● **What you will do**: Among the entries below, find the lines with "that" and copy them.

● **Information supplied**:
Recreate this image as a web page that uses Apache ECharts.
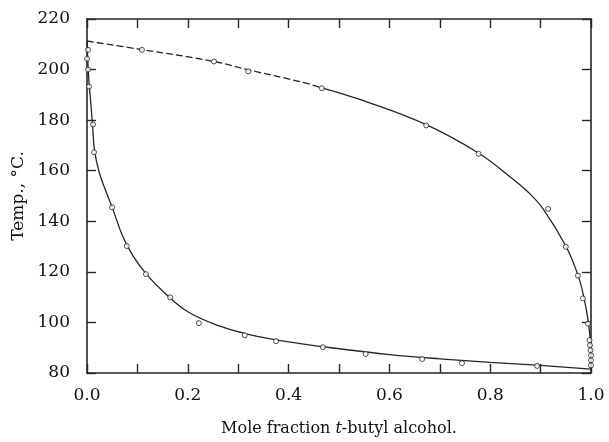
<!DOCTYPE html>
<html>
<head>
<meta charset="utf-8">
<script src="https://cdn.jsdelivr.net/npm/echarts@6/dist/echarts.min.js"></script>
<style>
  html, body { margin: 0; padding: 0; background: #fff; }
  #chart { width: 609px; height: 442px; }
</style>
</head>
<body>
<div id="chart"></div>
<script>
// Axis ticks and labels
const xLabelValues = [0, 0.2, 0.4, 0.6, 0.8, 1.0];
const xTickLabels = ['0.0', '0.2', '0.4', '0.6', '0.8', '1.0'];
const yTickLabels = ['80', '100', '120', '140', '160', '180', '200', '220'];

// Measured points, [mole fraction, temperature °C]
const lowerPoints = [
  [0.002, 207.8], [0.0, 204.3], [0.002, 200.0], [0.004, 193.3],
  [0.012, 178.3], [0.014, 167.3], [0.050, 145.5], [0.079, 130.2],
  [0.117, 119.1], [0.165, 109.9], [0.222, 99.7], [0.313, 94.9],
  [0.375, 92.6], [0.468, 90.2], [0.553, 87.5], [0.665, 85.5],
  [0.744, 83.9], [0.893, 82.8]
];
const upperPoints = [
  [0.109, 207.8], [0.252, 203.2], [0.320, 199.3], [0.466, 192.6],
  [0.673, 177.9], [0.777, 166.7], [0.915, 144.9], [0.950, 129.9],
  [0.974, 118.5], [0.984, 109.5], [0.994, 99.5], [0.997, 93.0],
  [0.998, 91.0], [0.999, 89.0], [1.0, 87.0], [1.0, 85.0], [1.0, 83.0]
];

// Drawn boundary curves
const lowerCurve = [
  [0, 211.3], [0.003, 198], [0.007, 188], [0.011, 178],
  [0.015, 168], [0.024, 159.5], [0.036, 152.7], [0.05, 145.5], [0.07, 134.5],
  [0.091, 126.4], [0.117, 119.3], [0.151, 112.2], [0.2, 104.2], [0.264, 98.5],
  [0.32, 95.3], [0.4, 92.3], [0.5, 89.6], [0.6, 87.3], [0.7, 85.6],
  [0.8, 84.2], [0.9, 83.0], [1.0, 81.5]
];
const upperCurveDashed = [
  [0, 211.3], [0.109, 207.9], [0.252, 203.2], [0.32, 199.9], [0.423, 195.2], [0.466, 192.8]
];
const upperCurveSolid = [
  [0.466, 192.8], [0.55, 187.6], [0.673, 178.2], [0.778, 166.8], [0.843, 157.0],
  [0.875, 151.6], [0.905, 144.9], [0.95, 130.2], [0.974, 118.8], [0.986, 109.8],
  [0.995, 99.8], [0.999, 91.0], [1.0, 81.5]
];

const ink = '#262626';
const serif = '"DejaVu Serif", "Liberation Serif", serif';

function xLabel(v) {
  const i = xLabelValues.findIndex(t => Math.abs(t - v) < 1e-6);
  return i < 0 ? '' : xTickLabels[i];
}
function yLabel(v) {
  const i = yTickLabels.indexOf(String(Math.round(v)));
  return i < 0 ? '' : yTickLabels[i];
}

const frameAxis = {
  axisLine: { show: true, onZero: false, lineStyle: { color: ink, width: 1.6 } },
  axisTick: { show: true, inside: true, length: 9, lineStyle: { color: ink, width: 1.4 } },
  splitLine: { show: false }
};

const chart = echarts.init(document.getElementById('chart'), null, { renderer: 'canvas' });
chart.setOption({
  backgroundColor: '#fff',
  animation: false,
  grid: { left: 87, right: 18, top: 19, bottom: 67 },
  xAxis: [
    Object.assign({
      type: 'value', position: 'bottom', min: 0, max: 1, interval: 0.1,
      axisLabel: { formatter: xLabel, color: '#111', fontFamily: serif, fontSize: 17, margin: 14 },
      name: '{n|Mole fraction }{i|t}{n|-butyl alcohol.}',
      nameLocation: 'middle', nameGap: 48,
      nameTextStyle: {
        rich: {
          n: { fontFamily: serif, fontSize: 16, color: '#111' },
          i: { fontFamily: serif, fontSize: 16, color: '#111', fontStyle: 'italic' }
        }
      }
    }, frameAxis),
    Object.assign({
      type: 'value', position: 'top', min: 0, max: 1, interval: 0.1,
      axisLabel: { show: false }
    }, frameAxis)
  ],
  yAxis: [
    Object.assign({
      type: 'value', position: 'left', min: 80, max: 220, interval: 20,
      axisLabel: { formatter: yLabel, color: '#111', fontFamily: serif, fontSize: 17, margin: 17 },
      name: 'Temp., °C.', nameLocation: 'middle', nameGap: 56,
      nameTextStyle: { fontFamily: serif, fontSize: 17, color: '#111' }
    }, frameAxis),
    Object.assign({
      type: 'value', position: 'right', min: 80, max: 220, interval: 20,
      axisLabel: { show: false }
    }, frameAxis)
  ],
  series: [
    {
      type: 'line', data: lowerCurve, smooth: 0.4,
      symbol: 'none', lineStyle: { color: ink, width: 1.3 }, z: 2
    },
    {
      type: 'line', data: upperCurveDashed, smooth: 0.4,
      symbol: 'none', lineStyle: { color: ink, width: 1.3, type: [7, 3] }, z: 2
    },
    {
      type: 'line', data: upperCurveSolid, smooth: 0.4,
      symbol: 'none', lineStyle: { color: ink, width: 1.3 }, z: 2
    },
    {
      type: 'scatter', data: lowerPoints, symbol: 'circle', symbolSize: 5,
      itemStyle: { color: '#fff', borderColor: ink, borderWidth: 1 }, z: 3
    },
    {
      type: 'scatter', data: upperPoints, symbol: 'circle', symbolSize: 5,
      itemStyle: { color: '#fff', borderColor: ink, borderWidth: 1 }, z: 3
    }
  ]
});
</script>
</body>
</html>
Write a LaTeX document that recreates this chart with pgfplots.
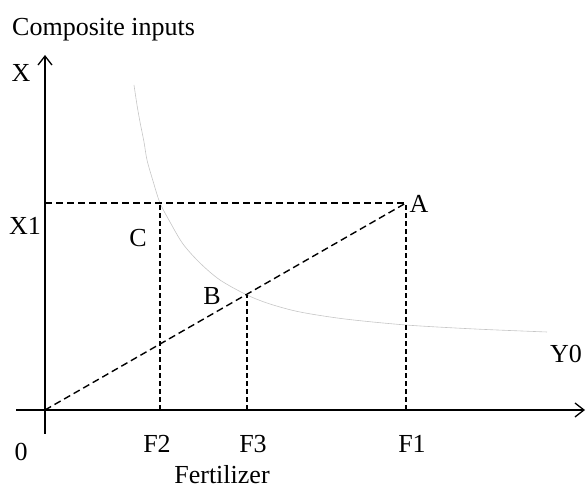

● **Response to the task**:
Recreate this image as a web page that uses Apache ECharts.
Write a LaTeX document that recreates this chart with pgfplots.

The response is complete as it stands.